Mass Movements and "The Left"

JBrown72073 at cs.com JBrown72073 at cs.com
Thu Aug 29 11:20:30 PDT 2002


In a message dated 8/29/02 5:08:34 AM, owner-lbo-talk-digest at lists.panix.com writes: Chuck Grimes:
>It is my sense that people will not move, until they literally feel
>the weight of oppression and the grip of authority on themselves in
>some physical form or other. So all the defining and framing of issues
>goes to no effect until it begins to unfold and define the real,
>tangible suffering directly to be found in the lives of the people
>involved---caused by some obvious law, procedure, social custom,
>practice, or policy, enforced by some asshole group in power.
>
>So then, I won't argue against reconstructing the histories of
>leftwing movements in the US, and resuscitating their lost
>leaders---since I am marginally involved in some of that in disability
>history. But the more meaningful purpose to those efforts has to be to
>re-discover some of their best practical lessons. And the one lesson
>that comes through to me, is make it concrete.
>
>Chuck Grimes

I think we can get confused, I certainly do, about the barriers we *can* visibly oppose--lining up to register to vote, integrating restaurants--with the heart of what it means to move together, a movement. People can SEE these actions--the Panthers with shotguns--the Seattle demos--and get inspired. But that's not the same as what we're fighting for, or why we're fighting for it.

Women were getting illegal abortions, a lot of them, and even helping each other get them in an organized manner (here there was an illegal referral service in the dorms) but it wasn't until abortion was put in the context of how women are held down overall--until women discovered other pieces of the puzzle--that unwanted pregnancy looked like anything more than a natural disaster and something one had to just endure and get through. Just like eviction or firing or unemployment or bankruptcy seem to us now. When it's happening to someone else we can say it's obviously 'the system,' but consult your soul when you're going through it and you'll see what I mean, I don't care how 'ideological' you are.
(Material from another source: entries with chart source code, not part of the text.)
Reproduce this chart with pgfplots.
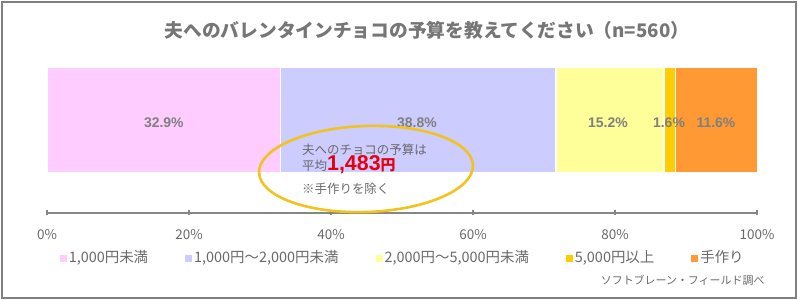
\documentclass[border=0pt]{standalone}
\usepackage{pgfplots}
\pgfplotsset{compat=1.18}
\usepackage{fontspec}
\setmainfont{Noto Sans CJK JP}
\newfontfamily\libfont{Liberation Sans}
\definecolor{cA}{RGB}{255,204,255}
\definecolor{cB}{RGB}{204,204,255}
\definecolor{cC}{RGB}{255,255,153}
\definecolor{cD}{RGB}{255,204,0}
\definecolor{cE}{RGB}{255,153,51}
\definecolor{framegray}{RGB}{128,128,128}
\definecolor{titlegray}{RGB}{118,118,118}
\definecolor{axisgray}{RGB}{134,134,134}
\definecolor{txtgray}{RGB}{105,105,105}
\definecolor{lblgray}{RGB}{127,127,127}
\definecolor{ellgold}{RGB}{240,195,30}
\definecolor{redtxt}{RGB}{230,0,18}
\begin{document}
\begin{tikzpicture}
\useasboundingbox (0,0) rectangle (798bp,300bp);
\draw[framegray, line width=2.2bp] (1.8bp,1.8bp) rectangle (796.2bp,298.2bp);
\node[font=\bfseries\fontsize{18.8}{21}\selectfont, text=titlegray] at (427bp,270bp) {夫へのバレンタインチョコの予算を教えてください（n=560）};
\node[font=\fontsize{11}{13}\selectfont, text=txtgray, anchor=east] at (768bp,20bp) {ソフトブレーン・フィールド調べ};
\begin{axis}[
  at={(47bp,87bp)}, anchor=south west, scale only axis,
  width=710bp, height=153bp,
  xmin=0, xmax=100, ymin=0, ymax=153,
  xbar stacked, bar width=106,
  clip=false,
  axis y line=none, axis x line*=bottom,
  x axis line style={axisgray, line width=1.6bp},
  xtick={0,20,...,100},
  major tick length=5bp, tick align=center,
  tick style={axisgray, line width=1.4bp},
  xticklabel={\pgfmathprintnumber[assume math mode=true]{\tick}\%},
  xticklabel style={font=\fontsize{13.5}{15}\selectfont, text=txtgray, anchor=center, yshift=-19bp},
  legend style={at={(0.501,-0.288)}, anchor=center, draw=none, fill=none,
    font=\fontsize{14.5}{16}\selectfont, text=txtgray,
    /tikz/every even column/.append style={column sep=35bp}},
  legend columns=-1,
  legend image code/.code={\fill[#1,draw=none] (0bp,-5bp) rectangle (7bp,2bp);},
]
\addplot[fill=cA, draw=white, line width=1.5bp] coordinates {(32.9,93)};
\addlegendentry{1,000円未満}
\addplot[fill=cB, draw=white, line width=1.5bp] coordinates {(38.8,93)};
\addlegendentry{1,000円～2,000円未満}
\addplot[fill=cC, draw=white, line width=1.5bp] coordinates {(15.2,93)};
\addlegendentry{2,000円～5,000円未満}
\addplot[fill=cD, draw=white, line width=1.5bp] coordinates {(1.6,93)};
\addlegendentry{5,000円以上}
\addplot[fill=cE, draw=white, line width=1.5bp] coordinates {(11.6,93)};
\addlegendentry{手作り}
\end{axis}
\begin{scope}[font=\libfont\bfseries\fontsize{14}{16}\selectfont, text=lblgray]
\node at (163.8bp,177bp) {32.9\%};
\node at (417bp,177bp) {38.8\%};
\node at (608bp,177bp) {15.2\%};
\node at (669bp,177bp) {1.6\%};
\node at (716bp,177bp) {11.6\%};
\end{scope}
\draw[ellgold, line width=2.6bp, rotate around={2:(366bp,131bp)}] (366bp,131bp) ellipse [x radius=107bp, y radius=43bp];
\node[anchor=west, inner sep=0pt, font=\fontsize{12.5}{14}\selectfont, text=txtgray] at (302bp,150bp) {夫へのチョコの予算は};
\node[anchor=base west, inner sep=0pt, font=\fontsize{12.5}{14}\selectfont, text=txtgray] at (302bp,129bp) {平均{\color{redtxt}\libfont\bfseries\fontsize{21.5}{23}\selectfont 1,483}{\color{redtxt}\bfseries\fontsize{15}{16}\selectfont 円}};
\node[anchor=west, inner sep=0pt, font=\fontsize{12.5}{14}\selectfont, text=txtgray] at (302bp,111bp) {※手作りを除く};
\end{tikzpicture}
\end{document}
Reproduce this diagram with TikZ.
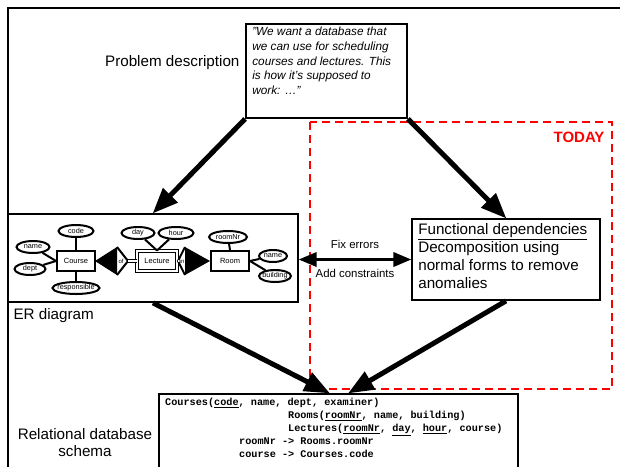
\documentclass[tikz,border=0pt]{standalone}
\usepackage{fontspec}
\setmainfont{Liberation Sans}
\setmonofont{Liberation Mono}
\usepackage{tikz}
\usetikzlibrary{arrows,shapes.geometric,positioning}
\definecolor{ffqqqq}{rgb}{1.,0.,0.}

\begin{document}
\begin{tikzpicture}[line join=miter,>=triangle 45,x=1pt,y=-1pt,
  bigarrow/.style={->,line width=5pt},
  bx/.style={draw,line width=1.8pt,inner sep=0pt},
  lbl/.style={font=\fontsize{15.2}{17}\selectfont},
  ent/.style={draw,line width=2pt,minimum width=38pt,minimum height=20pt,inner sep=1pt,font=\fontsize{7.5}{8}\selectfont},
  attr/.style={draw,ellipse,line width=2pt,inner sep=0pt,inner xsep=-2.5pt,minimum height=12pt,font=\fontsize{7.3}{8}\selectfont},
  lnk/.style={line width=2pt},
  dbl/.style={double,double distance=1.5pt,line width=1pt},
  sch/.style={anchor=west,inner sep=0pt,font=\fontsize{10.2}{11}\ttfamily\bfseries}]
\useasboundingbox (0,0) rectangle (620,466);
% frame
\draw[line width=1.8pt] (8,480) -- (8,8) -- (640,8);
% problem description
\node[lbl,anchor=east] (pdlabel) at (243,63) {Problem description};
\node[bx,minimum width=161pt,minimum height=94pt] (quote) at (326.5,71) {};
\node[anchor=north west,align=left,inner sep=0pt,font=\fontsize{11.8}{14.7}\selectfont\itshape] (quotetext) at ([xshift=7pt,yshift=-4pt]quote.north west)
  {”We want a database that\\we can use for scheduling\\courses and lectures. This\\is how it’s supposed to\\work: …”};
% today
\draw[ffqqqq,line width=1.8pt,dash pattern=on 8pt off 5pt] (310,122) rectangle (612,389);
\node[anchor=east,ffqqqq,font=\fontsize{15}{17}\selectfont\bfseries] (today) at (608,137) {TODAY};
% ER diagram
\node[bx,minimum width=290pt,minimum height=88pt] (erbox) at (153,258) {};
\node[lbl,anchor=west] (erlabel) at (10,316) {ER diagram};
\node[ent] (course) at (76,261) {Course};
\node[ent,dbl,minimum width=40pt] (lecture) at (157,261) {Lecture};
\node[ent] (room) at (230,261) {Room};
% relationships
\coordinate (ofw) at (95,261);
\coordinate (ofe) at (128,261);
\coordinate (inw) at (178,261);
\coordinate (ine) at (210,261);
\fill (ofw) -- (117,247) -- (117,275) -- cycle;
\draw[lnk] (117,247) -- (ofe) -- (117,275);
\node[font=\fontsize{6}{6}\selectfont,inner sep=0pt] (oftext) at (121,261) {of};
\fill (ine) -- (185,247) -- (185,275) -- cycle;
\draw[lnk] (185,247) -- (inw) -- (185,275);
\node[font=\fontsize{6}{6}\selectfont,inner sep=0pt] (intext) at (182,261) {in};
\draw[lnk] (course) -- (ofw);
\draw[dbl] (ofe) -- (lecture);
\draw[dbl] (lecture) -- (inw);
\draw[lnk] (ine) -- (room);
% attributes
\begin{scope}[every node/.append style=attr]
\node[minimum width=35pt] (code) at (76,231) {code};
\node[minimum width=33pt] (cname) at (33,247) {name};
\node[minimum width=31pt] (dept) at (30,269) {dept};
\node[minimum width=47pt] (resp) at (76,288) {responsible};
\node[minimum width=33pt] (day) at (138,233) {day};
\node[minimum width=35pt] (hour) at (176,233) {hour};
\node[minimum width=38pt] (roomnr) at (228,237) {roomNr};
\node[minimum width=28pt] (rname) at (273,256) {name};
\node[minimum width=32pt] (building) at (275,276) {building};
\end{scope}
\draw[lnk] (code) -- (course.north);
\draw[lnk] (cname) -- (course.west);
\draw[lnk] (dept) -- (course.west);
\draw[lnk] (resp) -- (course.south);
\draw[lnk] (day) -- (lecture.north);
\draw[lnk] (hour) -- (lecture.north);
\draw[lnk] (roomnr) -- (room.north);
\draw[lnk] (rname) -- (room.east);
\draw[lnk] (building) -- (room.east);
% functional dependencies
\node[bx,minimum width=188pt,minimum height=81pt] (fd) at (506,259.5) {};
\node[anchor=north west,align=left,inner sep=0pt,font=\fontsize{15.2}{18.2}\selectfont] (fdtext) at ([xshift=7pt,yshift=-5pt]fd.north west)
  {\underline{Functional dependencies}\\Decomposition using\\normal forms to remove\\anomalies};
\draw[<->,line width=3.2pt] (fd.west -| erbox.east) -- (fd.west)
  node[midway,above=6pt,font=\fontsize{11.4}{13}\selectfont] (fix) {Fix errors}
  node[midway,below=5pt,font=\fontsize{11.4}{13}\selectfont] (add) {Add constraints};
% schema
\node[bx,minimum width=359pt,minimum height=100pt] (schema) at (338.5,444) {};
\node[lbl,align=center] (schlabel) at (85,443) {Relational database\\schema};
\node[sch] (s1) at (165,403) {Courses(\underline{code}, name, dept, examiner)};
\node[sch] (s2) at (288,416) {Rooms(\underline{roomNr}, name, building)};
\node[sch] (s3) at (288,430) {Lectures(\underline{roomNr}, \underline{day}, \underline{hour}, course)};
\node[sch] (s4) at (239,441) {roomNr -> Rooms.roomNr};
\node[sch] (s5) at (239,454) {course -> Courses.code};
% arrows
\draw[bigarrow] (quote.south west) -- (erbox.north);
\draw[bigarrow] (quote.south east) -- (fd.north);
\draw[bigarrow] (erbox.south) -- ([xshift=-9pt]schema.north);
\draw[bigarrow] (fd.south) -- ([xshift=10pt]schema.north);
\end{tikzpicture}
\end{document}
Chuck, I think all the things we're experiencing are *concrete* enough, we feel 'the weight of oppression and the grip of authority', we just don't see these personal disasters as political or collective, we blame ourselves, and anyway the U.S. is better than anywhere else ... isn't it?


>The women's movement had not
>only the pill and abortion, but legal, social and bureaucratic access
>barriers to point out that were remarkably similar to some of those
>erected against blacks.

But it also had a dignity aspect. Look at the issues, day to day mistreatment and condescension by men, lies about our bodies, unfair division of household work, beauty standards, love from men of our true selves ... not that there's been an overcoming, but significant progress. These I'm sure parallel the disability movement, certainly they parallel the CRM. Many times in union drives people say they are organizing because they want respect, 'trabajo con dignidad.' Yes a raise, yes health insurance, those things, but not as much as 'dignity.' In contrast, a lot of people on the left talk about a 'living wage' and whether it's $8.40 or $9.60 an hour and miss the point.